Na 380 powiatów w Polsce w 378 mamy podpisaną przynajmniej jedną umowę z przychodniami podstawowej opieki zdrowotnej - poinformował minister zdrowia Bartosz Arłukowicz. Jak dodał, 74 proc. lekarzy rodzinnych podpisało umowy na 2015 r. Minister przeprosił też pacjentów za wszelkie niedogodności. Dodał, że sytuacja jest dynamiczna, a lekarze mogą podpisać kontrakty jeszcze dziś do północy.

Arłukowicz dodał, że tylko w dwóch powiatach jest "pełne zabezpieczenie pacjentów" przez lekarzy izb przyjęć szpitali lub szpitalnych oddziałów ratunkowych.

Szef resortu zdrowia poinformował ponadto, że do godz. 14, 329 lekarzy z Porozumienia Zielonogórskiego podpisało umowy z NFZ. Chciałbym podziękować tym lekarzom z Porozumienia Zielonogórskiego, którzy nie dali się zmanipulować swoim działaczom, przeanalizowali proponowane przez resort warunki, lepsze stawki finansowe i dostrzegli, że przekazujemy ponad 1 mld złotych dodatkowego finansowania - powiedział.

Zaapelował również, by do wieczora ci lekarze, którzy jeszcze tego nie zrobili, podpisali umowy z NFZ. Do godz. 24 dla świadczeniodawców POZ będą pracować oddziały w województwach: dolnośląskim, lubelskim, lubuskim, łódzkim, małopolskim, mazowieckim, opolskim, podkarpackim, podlaskim, pomorskim, śląskim, świętokrzyskim oraz warmińsko-mazurskim.

Uruchomią regionalne systemy ostrzegawcze

Arłukowicz podkreślił także, że w związku z niepodpisaniem umów na 2015 r. przez część lekarzy POZ, uruchomione zostały regionalne systemy ostrzegawcze. Mają one zapewnić pacjentom informacje m.in. o zamkniętych przychodniach.

Dodał, że po raz pierwszy uruchomiona została procedura służąca skutecznemu informowaniu obywateli. Uruchamiany regionalne systemy ostrzegawcze. Jest to nowa procedura, która jest koordynowana przez ministerstwo administracji. Chodzi o to, aby dotrzeć z pełną informacją do pacjentów - o numerach infolinii, o tym, gdzie mogą sprawdzić, które przychodnie zostały zamknięte, a które pracują - powiedział.
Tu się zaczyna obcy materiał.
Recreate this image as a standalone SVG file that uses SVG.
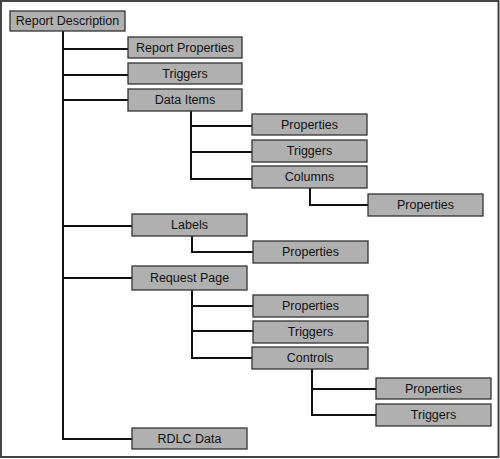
<svg xmlns="http://www.w3.org/2000/svg" width="500" height="459" viewBox="0 0 500 459">
<style>
.n rect{fill:#b0b0b0;stroke:#333;stroke-width:1.3}
.n text{font-family:"Liberation Sans",Arial,sans-serif;font-size:12.5px;fill:#111;text-anchor:middle;dominant-baseline:central}
.c path{fill:none;stroke:#111;stroke-width:2}
</style>
<rect x="1" y="1" width="497.5" height="456" fill="#fff" stroke="#444" stroke-width="2"/>
<g class="c">
<path d="M63 31V439H132M63 49H128M63 75H128M63 100H128M63 226H132M63 278H132"/>
<path d="M191 111V179H252M191 126H252M191 152H252"/>
<path d="M310 188V205H368"/>
<path d="M192 236V252H253"/>
<path d="M192 290V358H252M192 306H253M192 331H253"/>
<path d="M312 369V415H376M312 389H376"/>
</g>
<g id="report-description" class="n"><rect x="10" y="11" width="115" height="20"/><text x="67.5" y="21">Report Description</text></g>
<g id="report-properties" class="n"><rect x="128" y="37" width="114" height="21"/><text x="185" y="47.5">Report Properties</text></g>
<g id="triggers" class="n"><rect x="128" y="63" width="114" height="21"/><text x="185" y="73.5">Triggers</text></g>
<g id="data-items" class="n"><rect x="128" y="89" width="114" height="22"/><text x="185" y="100">Data Items</text></g>
<g id="di-properties" class="n"><rect x="252" y="114" width="115" height="21"/><text x="309.5" y="124.5">Properties</text></g>
<g id="di-triggers" class="n"><rect x="252" y="140" width="115" height="22"/><text x="309.5" y="151">Triggers</text></g>
<g id="columns" class="n"><rect x="252" y="166" width="115" height="22"/><text x="309.5" y="177">Columns</text></g>
<g id="col-properties" class="n"><rect x="368" y="194" width="115" height="22"/><text x="425.5" y="205">Properties</text></g>
<g id="labels" class="n"><rect x="132" y="214" width="115" height="22"/><text x="189.5" y="225">Labels</text></g>
<g id="labels-properties" class="n"><rect x="253" y="241" width="115" height="22"/><text x="310.5" y="252">Properties</text></g>
<g id="request-page" class="n"><rect x="132" y="266" width="115" height="24"/><text x="189.5" y="278">Request Page</text></g>
<g id="rp-properties" class="n"><rect x="253" y="295" width="115" height="22"/><text x="310.5" y="306">Properties</text></g>
<g id="rp-triggers" class="n"><rect x="253" y="321" width="115" height="22"/><text x="310.5" y="332">Triggers</text></g>
<g id="controls" class="n"><rect x="252" y="347" width="116" height="22"/><text x="310" y="358">Controls</text></g>
<g id="ctl-properties" class="n"><rect x="376" y="378" width="115" height="21"/><text x="433.5" y="388.5">Properties</text></g>
<g id="ctl-triggers" class="n"><rect x="376" y="404" width="115" height="22"/><text x="433.5" y="415">Triggers</text></g>
<g id="rdlc-data" class="n"><rect x="132" y="428" width="115" height="21"/><text x="189.5" y="438.5">RDLC Data</text></g>
</svg>
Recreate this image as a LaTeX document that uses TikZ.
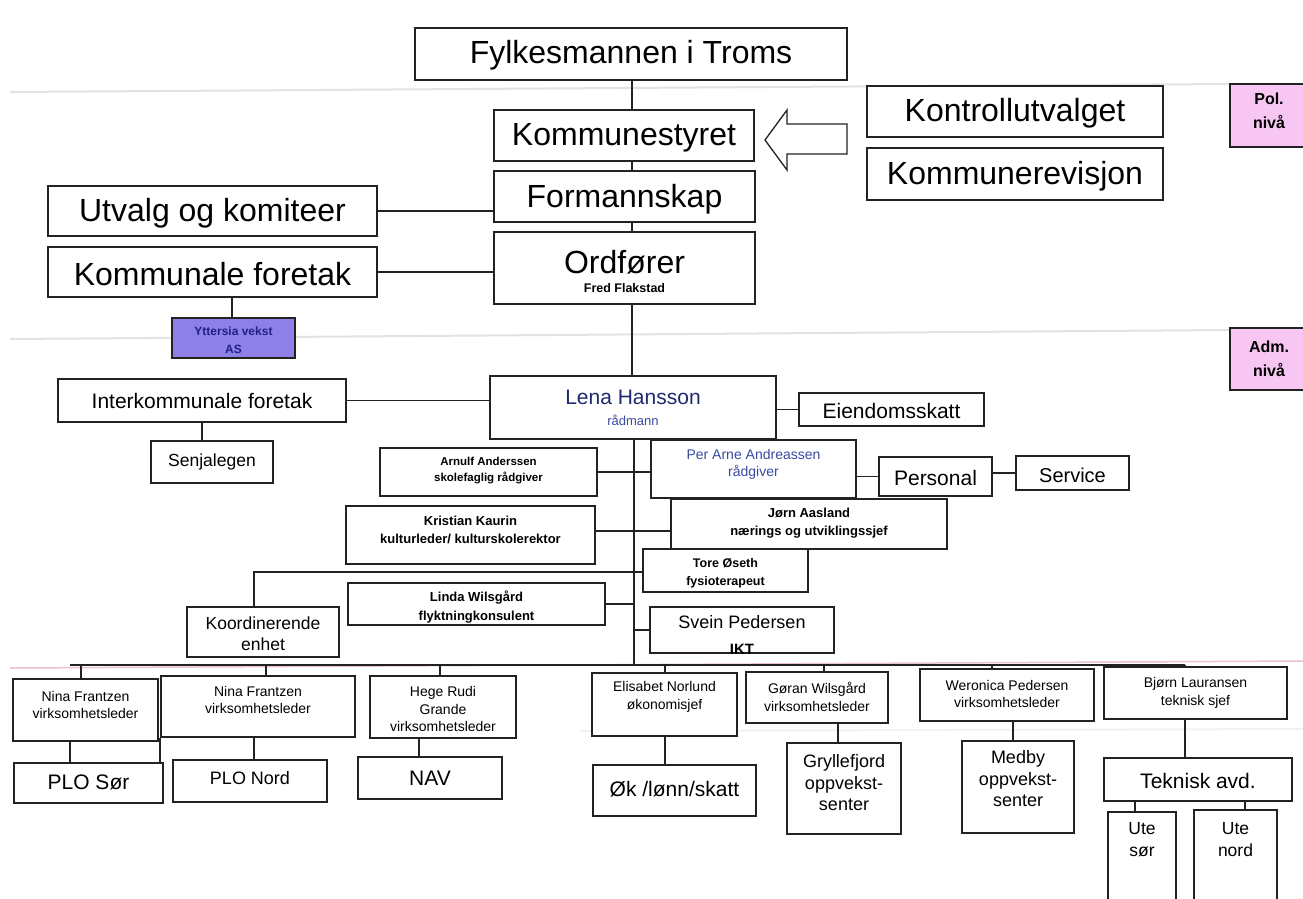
\documentclass[tikz,border=0pt]{standalone}
\usepackage{fontspec}
\setmainfont{Liberation Sans}
\usetikzlibrary{calc}
\pgfdeclarelayer{bg}
\pgfsetlayers{bg,main}
\definecolor{ink}{HTML}{222222}
\definecolor{navy}{HTML}{1F2A6E}
\definecolor{bluetxt}{HTML}{3A4AA0}
\definecolor{pinkfill}{HTML}{F8C6F2}
\definecolor{purplefill}{HTML}{8E80E6}
\definecolor{yttxt}{HTML}{20208A}
\definecolor{guidegray}{HTML}{E2E2E2}
\definecolor{guidepink}{HTML}{EBC3CC}
\newcommand{\fsz}[2]{\fontsize{#1}{#2}\selectfont}
\newcommand{\mybox}[5]{\node[box,minimum width=#4pt,minimum height=#5pt] (#1) at (#2,#3) {};}
\newcommand{\mytext}[5]{\node[tx,font=#4] (#1) at (#2,#3) {#5};}
\begin{document}
\begin{tikzpicture}[x=1pt,y=-1pt,
  box/.style={draw=ink,line width=1.5pt,fill=white,rectangle,inner sep=0pt},
  tx/.style={inner sep=0pt,align=center,text=black},
  conn/.style={draw=ink,line width=1.6pt},
  guide/.style={draw=guidegray,line width=2pt},
]
\useasboundingbox (0,0) rectangle (1303,898);
\clip (0,0) rectangle (1303,898);

% political level
\mybox{fylk}{631}{54}{432}{52}
\mytext{fylk-t}{631}{55}{\fsz{32}{38}}{Fylkesmannen i Troms}
\mybox{kst}{624}{135.5}{260}{51}
\mytext{kst-t}{624}{138}{\fsz{32}{38}}{Kommunestyret}
\mybox{form}{624.5}{196.5}{261}{51}
\mytext{form-t}{624.5}{199}{\fsz{32}{38}}{Formannskap}
\mybox{ord}{624.5}{268}{261}{72}
\mytext{ord-t}{624.5}{262}{\fsz{32}{38}}{Ordfører}
\mytext{ord-s}{624.5}{288}{\bfseries\fsz{12.5}{15}}{Fred Flakstad}
\mybox{utv}{212.5}{211}{329}{50}
\mytext{utv-t}{212.5}{213}{\fsz{32}{38}}{Utvalg og komiteer}
\mybox{kf}{212.5}{272}{329}{50}
\mytext{kf-t}{212.5}{274}{\fsz{32}{38}}{Kommunale foretak}
\node[box,fill=purplefill,minimum width=123pt,minimum height=40pt] (ytt) at (233.5,338) {};
\node[tx,font=\bfseries\fsz{12}{18},text=yttxt] (ytt-t) at (233.5,340) {Yttersia vekst\\AS};
\mybox{kontr}{1015}{111.5}{296}{51}
\mytext{kontr-t}{1015}{113}{\fsz{32}{38}}{Kontrollutvalget}
\mybox{krev}{1015}{174}{296}{52}
\mytext{krev-t}{1015}{176}{\fsz{32}{38}}{Kommunerevisjon}
\node[box,fill=pinkfill,minimum width=80pt,minimum height=63pt] (pol) at (1270,115.5) {};
\mytext{pol-t}{1269}{111}{\bfseries\fsz{16}{24}}{Pol.\\nivå}
\node[box,fill=pinkfill,minimum width=80pt,minimum height=62pt] (adm) at (1270,359) {};
\mytext{adm-t}{1269}{359}{\bfseries\fsz{16}{24}}{Adm.\\nivå}
\draw[box,line width=1.3pt] (765,140) -- (787,110) -- (787,124) -- (847,124) -- (847,154) -- (787,154) -- (787,170) -- cycle;

% administrative level
\mybox{lena}{633}{407.5}{286}{63}
\node[tx,font=\fsz{21}{25},text=navy] (lena-t) at (633,397) {Lena Hansson};
\node[tx,font=\fsz{13}{15},text=bluetxt] (lena-s) at (633,420) {rådmann};
\mybox{eiend}{891.5}{409.5}{185}{33}
\mytext{eiend-t}{891.5}{411}{\fsz{21}{25}}{Eiendomsskatt}
\mybox{interk}{202}{400.5}{288}{43}
\mytext{interk-t}{202}{401}{\fsz{21}{25}}{Interkommunale foretak}
\mybox{senja}{212}{462}{122}{42}
\mytext{senja-t}{212}{462}{\fsz{17.5}{21}}{Senjalegen}
\mybox{arnulf}{488.5}{472}{217}{48}
\mytext{arnulf-t}{488.5}{471}{\bfseries\fsz{11.5}{16}}{Arnulf Anderssen\\skolefaglig rådgiver}
\mybox{peramne}{753.5}{469}{205}{58}
\node[tx,font=\fsz{14}{17},text=bluetxt] (peramne-t) at (753.5,464) {Per Arne Andreassen\\rådgiver};
\mybox{personal}{935.5}{476.5}{113}{39}
\mytext{personal-t}{935.5}{478}{\fsz{21}{25}}{Personal}
\mybox{service}{1072.5}{473}{113}{34}
\mytext{service-t}{1072.5}{475}{\fsz{20}{24}}{Service}
\mybox{jorn}{809}{524}{276}{50}
\mytext{jorn-t}{809}{523}{\bfseries\fsz{13}{18}}{Jørn Aasland\\nærings og utviklingssjef}
\mybox{kristian}{470.5}{535}{249}{58}
\mytext{kristian-t}{470.5}{530}{\bfseries\fsz{13}{18}}{Kristian Kaurin\\kulturleder/ kulturskolerektor}
\mybox{tore}{725.5}{570.5}{165}{43}
\mytext{tore-t}{725.5}{573}{\bfseries\fsz{12.5}{18}}{Tore Øseth\\fysioterapeut}
\mybox{linda}{476.5}{604}{257}{42}
\mytext{linda-t}{476.5}{607}{\bfseries\fsz{13}{19}}{Linda Wilsgård\\flyktningkonsulent}
\mybox{koord}{263}{632}{152}{50}
\mytext{koord-t}{263}{634}{\fsz{17.5}{21}}{Koordinerende\\enhet}
\mybox{svein}{742}{630}{184}{46}
\mytext{svein-t}{742}{622}{\fsz{18}{22}}{Svein Pedersen}
\mytext{svein-s}{742}{649}{\bfseries\fsz{15}{18}}{IKT}

% bottom row
\mybox{nina1}{85.5}{710}{145}{62}
\mytext{nina1-t}{85.5}{705}{\fsz{14}{17.5}}{Nina Frantzen\\virksomhetsleder}
\mybox{nina2}{258}{706.5}{194}{61}
\mytext{nina2-t}{258}{700}{\fsz{14}{17.5}}{Nina Frantzen\\virksomhetsleder}
\mybox{hege}{443}{707}{146}{62}
\mytext{hege-t}{443}{709}{\fsz{14}{17.5}}{Hege Rudi\\Grande\\virksomhetsleder}
\mybox{elis}{664.5}{704.5}{145}{63}
\mytext{elis-t}{664.5}{697}{\fsz{14}{17.5}}{Elisabet Norlund\\økonomisjef}
\mybox{goran}{817}{697.5}{142}{51}
\mytext{goran-t}{817}{697}{\fsz{14}{17.5}}{Gøran Wilsgård\\virksomhetsleder}
\mybox{weron}{1007}{695}{174}{52}
\mytext{weron-t}{1007}{694}{\fsz{14}{17.5}}{Weronica Pedersen\\virksomhetsleder}
\mybox{bjorn}{1195.5}{693}{183}{52}
\mytext{bjorn-t}{1195.5}{693}{\fsz{14}{17.5}}{Bjørn Lauransen\\teknisk sjef}
\mybox{plosor}{88.5}{783}{149}{40}
\mytext{plosor-t}{88.5}{782}{\fsz{21}{25}}{PLO Sør}
\mybox{plonord}{250}{781}{154}{42}
\mytext{plonord-t}{250}{778}{\fsz{18}{22}}{PLO Nord}
\mybox{nav}{430}{778}{144}{42}
\mytext{nav-t}{430}{778}{\fsz{21}{25}}{NAV}
\mybox{oek}{674.5}{790.5}{163}{51}
\mytext{oek-t}{674.5}{789}{\fsz{21}{25}}{Øk /lønn/skatt}
\mybox{gryl}{844}{788.5}{114}{91}
\mytext{gryl-t}{844}{783}{\fsz{18}{21.5}}{Gryllefjord\\oppvekst-\\senter}
\mybox{medby}{1018}{787}{112}{92}
\mytext{medby-t}{1018}{779}{\fsz{18}{21.5}}{Medby\\oppvekst-\\senter}
\mybox{tekn}{1198}{779.5}{188}{43}
\mytext{tekn-t}{1198}{781}{\fsz{21}{25}}{Teknisk avd.}
\mybox{utesor}{1142}{861}{68}{98}
\mytext{utesor-t}{1142}{840}{\fsz{17.5}{22}}{Ute\\sør}
\mybox{utenord}{1235.5}{860}{83}{100}
\mytext{utenord-t}{1235.5}{840}{\fsz{17.5}{22}}{Ute\\nord}

\begin{pgfonlayer}{bg}
  \fill[white] (0,0) rectangle (1303,898);
  \draw[guide] (10,92) -- (1230,84);
  \draw[guide] (10,339) -- (1230,330);
  \draw[draw=guidepink,line width=1.5pt] (10,668) -- (1303,661);
  \draw[draw=black!5,line width=2pt] (580,731) -- (1303,729);
  % trunk
  \coordinate (tx) at (632,0);
  \coordinate (tx2) at (634,0);
  \draw[conn] (fylk.south -| tx) -- (kst.north -| tx);
  \draw[conn] (kst.south -| tx) -- (form.north -| tx);
  \draw[conn] (form.south -| tx) -- (ord.north -| tx);
  \draw[conn] (ord.south -| tx) -- (lena.north -| tx);
  \coordinate (busL) at (70,665);
  \coordinate (busR) at (1185,665);
  \draw[conn] (lena.south -| tx2) -- (busL -| tx2);
  \draw[conn] (busL) -- (busR);
  % political side links
  \draw[conn] (utv.east) -- (utv.east -| form.west);
  \draw[conn] (kf.east) -- (kf.east -| ord.west);
  \coordinate (c1) at (232,0);
  \draw[conn] (c1 |- kf.south) -- (c1 |- ytt.north);
  % admin links
  \draw[conn] (interk.east) -- (interk.east -| lena.west);
  \coordinate (c2) at (202,0);
  \draw[conn] (c2 |- interk.south) -- (c2 |- senja.north);
  \draw[conn] (lena.east |- eiend.west) -- (eiend.west);
  \draw[conn] (arnulf.east) -- (arnulf.east -| peramne.west);
  \draw[conn] (peramne.east |- personal.west) -- (personal.west);
  \draw[conn] (personal.east |- service.west) -- (service.west);
  \coordinate (h1) at (0,531);
  \draw[conn] (h1 -| kristian.east) -- (h1 -| jorn.west);
  \coordinate (h2) at (254,572);
  \draw[conn] (h2 |- koord.north) -- (h2) -- (h2 -| tore.west);
  \draw[conn] (linda.east) -- (linda.east -| tx2);
  \draw[conn] (svein.west -| tx2) -- (svein.west);
  % drops from bus
  \coordinate (d1) at (81,665);
  \coordinate (d2) at (266,665);
  \coordinate (d3) at (440,665);
  \coordinate (d4) at (665,665);
  \coordinate (d5) at (824,665);
  \coordinate (d6) at (992,665);
  \draw[conn] (d1) -- (d1 |- nina1.north);
  \draw[conn] (d2) -- (d2 |- nina2.north);
  \draw[conn] (d3) -- (d3 |- hege.north);
  \draw[conn] (d4) -- (d4 |- elis.north);
  \draw[conn] (d5) -- (d5 |- goran.north);
  \draw[conn] (d6) -- (d6 |- weron.north);
  \draw[conn] (busR) -- (busR |- bjorn.north);
  % second level drops
  \coordinate (v1) at (70,0);
  \coordinate (v2) at (254,0);
  \coordinate (v3) at (419,0);
  \coordinate (v4) at (665,0);
  \coordinate (v5) at (838,0);
  \coordinate (v6) at (1013,0);
  \coordinate (v7) at (1185,0);
  \coordinate (v8) at (1135,0);
  \coordinate (v9) at (1245,0);
  \draw[conn] (v1 |- nina1.south) -- (v1 |- plosor.north);
  \draw[conn] (v2 |- nina2.south) -- (v2 |- plonord.north);
  \draw[conn] (v3 |- hege.south) -- (v3 |- nav.north);
  \draw[conn] (v4 |- elis.south) -- (v4 |- oek.north);
  \draw[conn] (v5 |- goran.south) -- (v5 |- gryl.north);
  \draw[conn] (v6 |- weron.south) -- (v6 |- medby.north);
  \draw[conn] (v7 |- bjorn.south) -- (v7 |- tekn.north);
  \draw[conn] (v8 |- tekn.south) -- (v8 |- utesor.north);
  \draw[conn] (v9 |- tekn.south) -- (v9 |- utenord.north);
  \draw[conn] (nina2.south west) -- (nina2.south west |- plosor.north);
\end{pgfonlayer}
\end{tikzpicture}
\end{document}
Postawiliśmy na kilka elementów dostępu pacjentów do lekarza - po pierwsze SOR-y, po drugie izby przyjęć, po trzecie - wydłużony czas pracy nocnej opieki lekarskiej i po czwarte, tak naprawdę najważniejsze, maksymalne ułatwienie w przepisywaniu się do innego lekarza rodzinnego czy do innej przychodni - powiedział Arłukowicz.

Celem tej operacji trudnej, którą przeprowadzamy w tej chwili, jest to, żeby zakończyć rokroczne, grudniowo-styczniowe próby szantażowania państwa. Stworzyliśmy kilka różnych mechanizmów, ale chcielibyśmy doprowadzić do sytuacji takiej, żeby te przychodnie lekarza rodzinnego, które podpisały umowy, mogły zwiększyć swoją działalność - zaznaczył.

Lekarze z PZ trwają przy swoim


Po fiasku negocjacji z resortem zdrowia Porozumienie Zielonogórskie zapowiedziało, że po 1 stycznia lekarze zrzeszeni w tej organizacji nie otworzą gabinetów podstawowej opieki zdrowotnej (POZ). Oznacza to, że zamknięta może być ponad połowa gabinetów POZ w siedmiu województwach: lubuskim, podlaskim, warmińsko-mazurskim, lubelskim, podkarpackim, opolskim i łódzkim. W tych regionach - jak podaje PZ - do organizacji należy ponad połowa lekarzy POZ.

W sumie pod opieką lekarzy należących do PZ jest ok. 12 mln pacjentów.